-- start DATA LINES --

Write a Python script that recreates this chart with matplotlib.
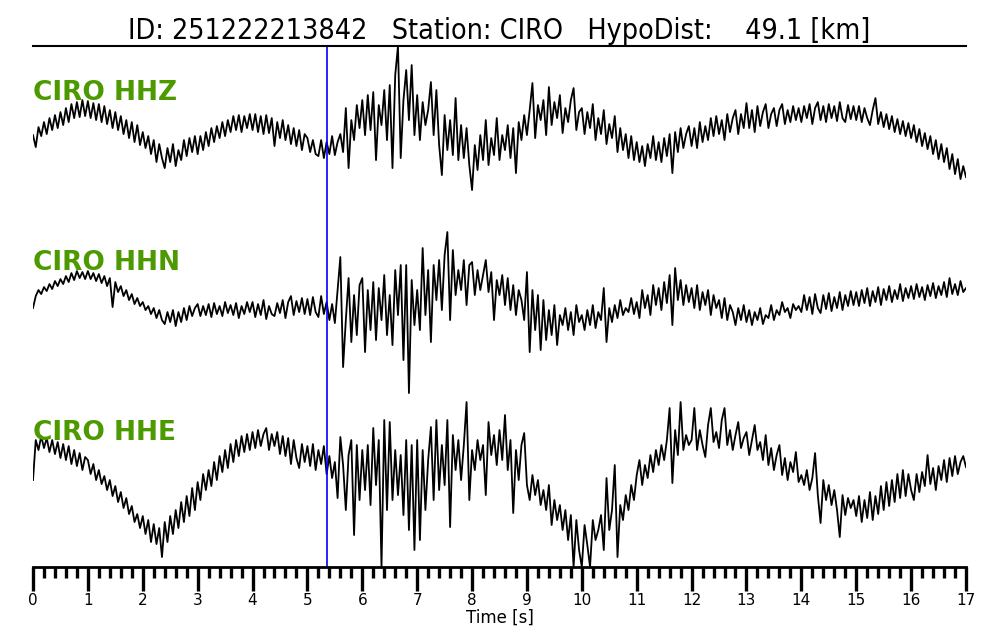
import numpy as np
import matplotlib
matplotlib.use('Agg')
import matplotlib.pyplot as plt
from matplotlib.ticker import MultipleLocator
import matplotlib.transforms as mtransforms

# event info
event_id = '251222213842'
station = 'CIRO'
hypo_dist = 49.1
p_pick = 5.36   # s
dt = 0.05
channels = ['HHZ', 'HHN', 'HHE']

# traces (arbitrary units, 0 = trace baseline)
hhz = [
    -5, -17, 3, -6, 8, -4, 12, 0, 15, 2, 18, 5, 22, 8, 26, 12, 28, 13, 30, 14,
    29, 12, 27, 10, 26, 8, 24, 6, 20, 2, 18, 0, 14, -4, 10, -8, 8, -12, 5, -15,
    -2, -18, -6, -24, -10, -32, -14, -28, -38, -18, -32, -14, -36, -20, -30, -10, -26, -8, -22, -6,
    -24, -6, -20, -2, -16, 2, -12, 4, -8, 8, -6, 10, -2, 14, 0, 15, -2, 14, 2, 16,
    0, 16, -2, 14, -4, 15, -3, 12, -16, 8, -8, 10, -10, 5, -14, 2, -16, 0, -20, -4,
    -8, -22, -10, -24, -26, -10, -28, -12, -24, -6, -25, -12, -4, -22, 22, -38, 10, -10, 25, 2,
    30, -5, 35, 0, 38, -30, 25, 5, 40, -10, 45, -38, 55, 84, -28, 30, 60, 10, 65, -5,
    35, -10, 28, 5, 20, 48, -5, 40, -15, -45, 15, -20, 10, -25, 32, -30, 5, -28, 2, -35,
    -60, -15, -40, -5, -30, 10, -35, -8, -25, 12, -30, -5, -20, 5, -28, 2, -43, 8, -10, 15,
    -5, 20, 47, -8, 25, 10, 30, -5, 43, 5, 28, 12, 35, -3, 22, 8, 30, 42, 0, 18,
    22, -4, 18, 2, 26, -10, 12, -4, 20, -14, 6, -8, 14, -22, 2, -20, -4, -28, -6, -30,
    -12, -32, -16, -36, -14, -28, -6, -30, -12, -32, -8, -26, -4, -43, -2, -22, 2, -18, -4, 4,
    -16, 2, -18, 8, -12, 4, -10, 12, -6, 14, -4, 10, -10, 16, -2, 12, 20, -4, 16, 2,
    27, 2, 20, -2, 24, 4, 18, 26, 2, 16, 22, 4, 20, 26, 6, 20, 8, 24, 10, 22,
    8, 24, 12, 26, 6, 22, 28, 10, 24, 8, 26, 12, 24, 9, 28, 12, 8, 25, 11, 24,
    10, 24, 8, 22, 12, 5, 20, 32, 6, 18, 3, 16, 1, 14, -2, 11, -4, 9, -6, 7,
    -8, 5, -12, 1, -16, -3, -19, -6, -24, -10, -29, -14, -32, -18, -39, -24, -44, -29, -49, -36,
    -47,
]
hhn = [
    -8, 4, 10, 6, 13, 9, 16, 11, 19, 14, 21, 16, 24, 18, 27, 20, 29, 22, 28, 21,
    29, 21, 27, 19, 26, 17, 24, 14, 22, -7, 18, 8, 14, 4, 10, 0, 6, -4, 2, -6,
    -2, -10, -6, -14, -8, -18, -10, -20, -24, -12, -22, -10, -26, -12, -22, -8, -20, -6, -16, -8,
    -4, -16, -6, -15, -4, -17, -3, -14, -6, -16, -2, -13, -5, -15, -3, -18, -6, -14, -2, -12,
    -2, -17, -4, -15, 0, -19, -6, -14, -16, -3, -13, 0, -18, -2, 4, -15, -1, -12, 2, -14,
    1, -15, 3, -12, -17, 4, -14, -2, -20, -4, -23, 10, 43, -67, -20, 22, -42, 5, -35, 15,
    22, -52, 10, -30, 18, -40, 12, -20, 25, -35, 5, -45, 30, -15, 35, -60, 35, -93, 20, -25,
    10, -30, 52, -15, 30, -42, 35, 0, 40, -10, 45, 68, -20, 50, 5, 30, 10, 40, -5, 35,
    38, 5, 30, 10, 25, 40, 8, 28, -20, 20, 5, 25, -5, 22, -10, 15, -15, 10, 0, -20,
    28, -52, 10, -30, 5, -50, 0, -40, -10, -35, -5, -45, -15, -25, -8, -30, -12, -35, -5, -22,
    -15, -30, -10, -25, -5, -28, -12, -20, 12, -42, -8, -22, -5, -18, 0, -15, -8, -12, 2, -14,
    -2, -18, 10, -8, 5, -15, 15, -5, 12, -10, 18, -3, 25, -25, 32, 0, 20, -5, 15, -2,
    12, -8, 15, -10, 8, -5, 10, -15, 5, -8, 0, -18, 2, -20, -5, -12, -25, -8, -20, -5,
    -22, -10, -25, -12, -20, -8, -24, -15, -18, -5, -20, -10, -15, -2, -12, -8, -18, -4, -10, -6,
    -12, 5, -10, 3, -14, 6, -8, -13, 5, -9, 7, -11, 3, -8, 8, -10, 5, -6, 9, -5,
    8, -6, 10, -3, 12, -6, 9, -2, 13, -5, 11, 0, 14, -2, 10, 1, 16, -1, 12, 2,
    14, 1, 16, 3, 13, 0, 15, 4, 17, 2, 14, 5, 18, 3, 22, 6, 16, 5, 19, 8,
    12,
]
hhe = [
    -10, 30, 20, 34, 22, 32, 18, 30, 16, 28, 12, 26, 10, 24, 6, 20, 4, 17, 0, 13,
    10, -4, 6, -10, 0, -14, -6, -20, -10, -26, -16, -32, -22, -38, -28, -44, -36, -52, -44, -58,
    -46, -64, -50, -72, -54, -74, -58, -87, -52, -72, -46, -64, -40, -58, -32, -52, -26, -46, -18, -40,
    -12, -30, -4, -20, 0, -16, 8, -10, 14, -2, 20, 2, 26, 8, 30, 14, 34, 18, 36, 20,
    38, 22, 40, 24, 36, 42, 20, 36, 24, 38, 16, 34, 14, 32, 6, 30, 12, 2, 26, 8,
    24, 4, 26, 0, 20, 6, 24, -4, 14, -8, 8, -28, 33, 5, -40, 15, 30, -65, 25, -30,
    20, -20, 25, -35, 42, -15, 30, -97, 50, -40, 48, -30, 20, -25, 15, -45, 30, -60, 25, -80,
    30, -70, 20, -40, 10, 43, -30, 50, -20, 25, -15, 50, -57, 35, 0, 30, -10, 25, 68, -30,
    20, 0, 30, 10, 25, -25, 48, 15, 35, 5, 40, 10, 55, 0, 30, -43, 20, -10, 25, 37,
    -15, -30, -5, -25, -10, -35, -20, -40, -15, -55, -30, -50, -35, -60, -40, -70, -45, -97, -50, -80,
    -97, -55, -75, -97, -50, -70, -60, -45, -80, -8, -60, -40, 5, -87, -35, -50, -25, -40, -15, -30,
    -5, 10, -15, 5, -8, 15, -2, 20, 5, 25, 10, 30, 62, -13, 40, 15, 68, 20, 35, 25,
    30, 62, 20, 40, 25, 13, 45, 62, 28, 38, 22, 50, 62, 25, 40, 20, 35, 48, 22, 32,
    38, 15, 30, 45, 20, 28, 10, 35, 5, 22, 0, 15, 25, -5, 12, -10, 8, -2, 18, -12,
    -5, -15, 0, -20, -8, 17, -25, -53, -10, -30, -15, -35, -20, -40, -67, -25, -45, -28, -38, -30,
    -46, -26, -52, -30, -48, -22, -50, -26, -44, -16, -40, -12, -36, -10, -32, -4, -28, 0, -26, -4,
    -20, -30, -4, -22, -2, -16, 15, -14, 2, -20, 4, -10, 10, -12, 12, -6, 14, -4, 8, 14,
    3,
]

traces = [hhz, hhn, hhe]
offsets = [170, 0, -170]

fig = plt.figure(figsize=(10, 6.4), dpi=100)
ax = fig.add_axes([0.033, 0.114, 0.933, 0.814])

t = np.arange(len(hhz)) * dt
for tr, off, ch in zip(traces, offsets, channels):
    ax.plot(t, np.array(tr) + off, color='black', lw=1.3)
    ax.text(0.0, off + 24, station + ' ' + ch, color='#4c9a00', fontsize=19,
            fontweight='bold', va='bottom', ha='left',
            transform=mtransforms.blended_transform_factory(ax.transAxes, ax.transData))

ax.axvline(p_pick, color='blue', lw=1.2)

ax.set_xlim(0, 17)
ax.set_ylim(-267, 254)
ax.set_yticks([])
for s in ['left', 'right']:
    ax.spines[s].set_visible(False)
ax.spines['top'].set_linewidth(1.5)
ax.spines['bottom'].set_linewidth(2)

ax.xaxis.set_major_locator(MultipleLocator(1))
ax.xaxis.set_minor_locator(MultipleLocator(0.2))
ax.tick_params(axis='x', which='major', direction='out', length=17, width=2.4, labelsize=11, pad=2)
ax.tick_params(axis='x', which='minor', direction='out', length=8, width=2.4)
ax.set_xlabel('Time [s]', fontsize=12, labelpad=0)

ax.set_title('ID: %s   Station: %s   HypoDist:    %.1f [km]' % (event_id, station, hypo_dist),
             fontsize=20.5, pad=5, fontstretch='condensed')

plt.savefig('out.png', dpi=100)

-- end DATA LINES --

REQUIRED TASK: Leave out any pictures, please, and quote only the lines from the top of the data through the line that contains "channels = ['HHZ', 'HHN', 'HHE']".

IN RESPONSE:
Write a Python script that recreates this chart with matplotlib.
import numpy as np
import matplotlib
matplotlib.use('Agg')
import matplotlib.pyplot as plt
from matplotlib.ticker import MultipleLocator
import matplotlib.transforms as mtransforms

# event info
event_id = '251222213842'
station = 'CIRO'
hypo_dist = 49.1
p_pick = 5.36   # s
dt = 0.05
channels = ['HHZ', 'HHN', 'HHE']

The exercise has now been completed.